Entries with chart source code

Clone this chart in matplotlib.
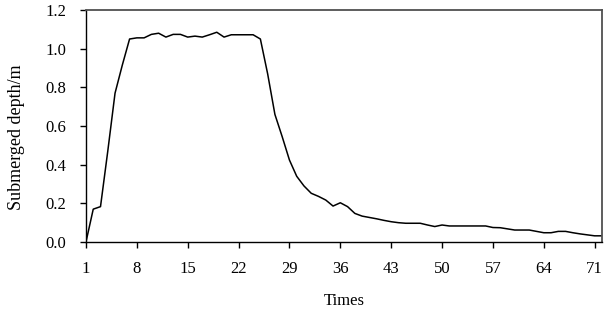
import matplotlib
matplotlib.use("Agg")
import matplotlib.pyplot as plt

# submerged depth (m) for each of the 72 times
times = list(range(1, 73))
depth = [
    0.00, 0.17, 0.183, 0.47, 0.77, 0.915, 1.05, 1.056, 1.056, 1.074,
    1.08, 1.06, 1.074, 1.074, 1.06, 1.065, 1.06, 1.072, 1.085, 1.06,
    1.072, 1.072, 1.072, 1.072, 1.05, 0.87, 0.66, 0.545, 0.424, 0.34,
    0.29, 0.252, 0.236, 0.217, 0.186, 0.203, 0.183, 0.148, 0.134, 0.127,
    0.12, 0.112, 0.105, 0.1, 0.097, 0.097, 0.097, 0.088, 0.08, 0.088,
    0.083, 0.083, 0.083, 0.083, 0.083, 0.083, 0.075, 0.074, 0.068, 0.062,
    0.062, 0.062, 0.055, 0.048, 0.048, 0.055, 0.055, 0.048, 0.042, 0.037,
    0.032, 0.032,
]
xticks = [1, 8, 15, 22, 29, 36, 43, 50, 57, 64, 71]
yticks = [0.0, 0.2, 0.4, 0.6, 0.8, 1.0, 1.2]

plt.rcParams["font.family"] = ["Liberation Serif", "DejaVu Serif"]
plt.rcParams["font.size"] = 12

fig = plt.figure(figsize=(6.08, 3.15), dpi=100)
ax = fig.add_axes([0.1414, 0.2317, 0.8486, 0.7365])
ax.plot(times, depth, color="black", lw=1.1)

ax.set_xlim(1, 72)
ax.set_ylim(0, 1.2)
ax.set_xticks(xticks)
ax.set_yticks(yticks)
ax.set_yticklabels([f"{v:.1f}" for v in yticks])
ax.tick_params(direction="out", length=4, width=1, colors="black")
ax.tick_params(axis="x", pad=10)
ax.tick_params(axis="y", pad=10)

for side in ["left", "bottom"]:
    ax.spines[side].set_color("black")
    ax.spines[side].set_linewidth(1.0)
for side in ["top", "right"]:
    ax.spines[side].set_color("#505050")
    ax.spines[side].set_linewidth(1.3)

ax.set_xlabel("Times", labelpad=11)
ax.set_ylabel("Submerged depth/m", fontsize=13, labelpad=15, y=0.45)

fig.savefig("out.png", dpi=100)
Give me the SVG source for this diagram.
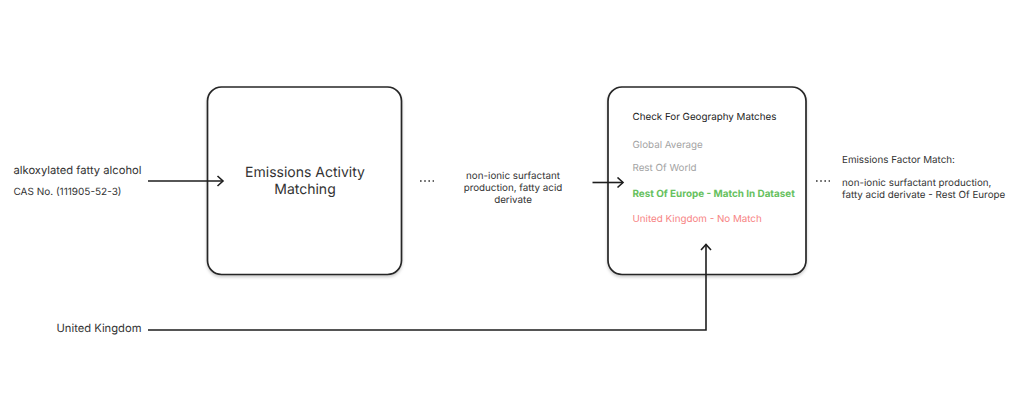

• **Task directions**:
Return the material line for line, from its beginning to the line that contains "import matplotlib.pyplot as plt", with the pictures left out.

• **Response**:
Clone this chart in matplotlib.
import matplotlib
matplotlib.use("Agg")
import matplotlib.pyplot as plt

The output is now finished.